Other cultures? When Amy Chua's "Battle Hymn of the Tiger Mother" was published last year, many a young adult raised by such parents stepped forward to talk of their resulting depression and anxiety. When Pamela Druckerman's "Bringing Up Bebe" appeared earlier this year, in turn, my inbox filled with more than a few emails saying "sure, French kids may be obedient, but most of the French adults I know are self-centered jerks."

As far as other generations go, I don't believe that kids of yore were really as perfect as we paint them. Those clean cut and respectful children in the era of Father Knows Best? Wasn't that also the era of the greasers and the generation gap? Doesn't every generation think that the next one is rude, lazy and doomed? Isn't that, in part, the JOB of each generation -- to horrify, or at least, confound, their parents?

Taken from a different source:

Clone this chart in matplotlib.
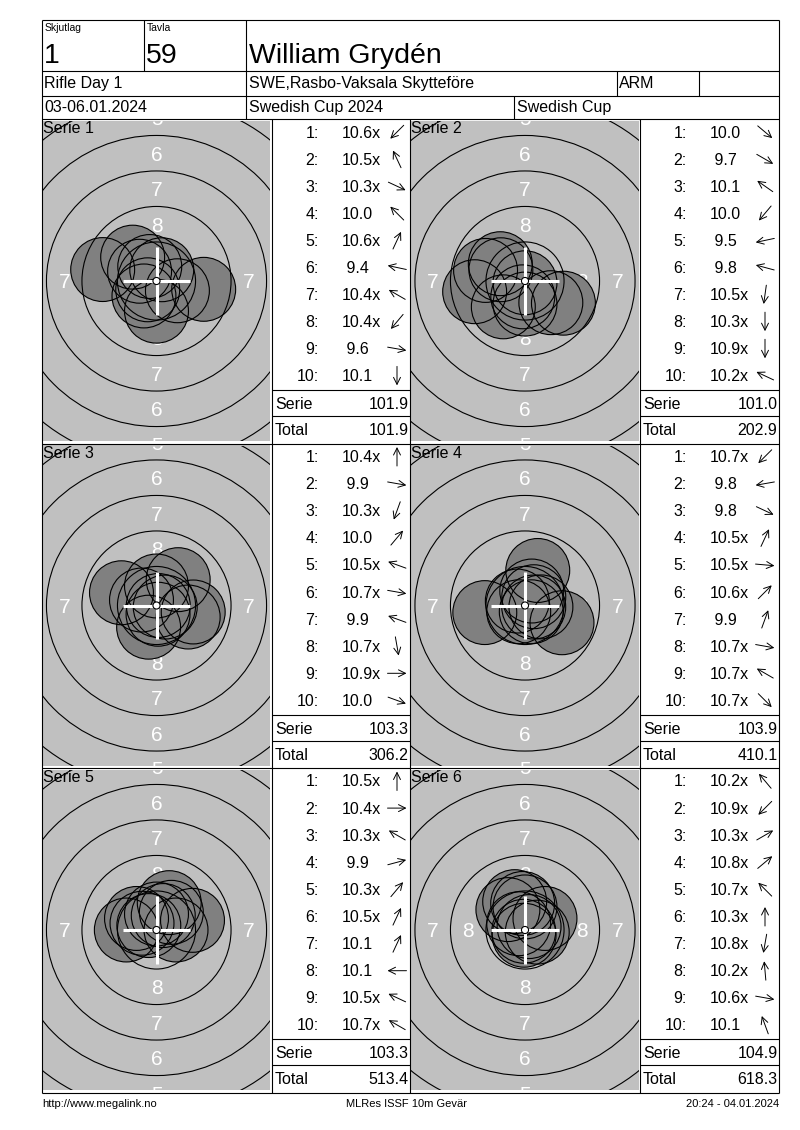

I am not discounting the concerns. They are real. I share them. I have them myself with my own kids. But it is useful to remember that these are simply the latest in a constant line of concerns about what the heck is wrong with kids today. It also helps to remember that there's a lot that is right. This latest crop, I would proffer, is more tolerant, less racist, more social and has more access to information than any in history. All that time spent with technology means they are fluent in the language that they will need in the world they will inherit. They are more likely to be obese, but also less likely to drink, smoke or use drugs. They are more likely to live with their parents or depend on them financially into what we used to call adulthood, but they are also more likely as adults to consider their parents confidantes and friends.

And they will raise their children to be just like them -- or to be entirely different. Only time will tell. In fact time may have measurably changed things already. The LA videos were made a decade ago. That 8-year-old boy is now 18. And I bet he is taking showers alone, and tying his own shoes.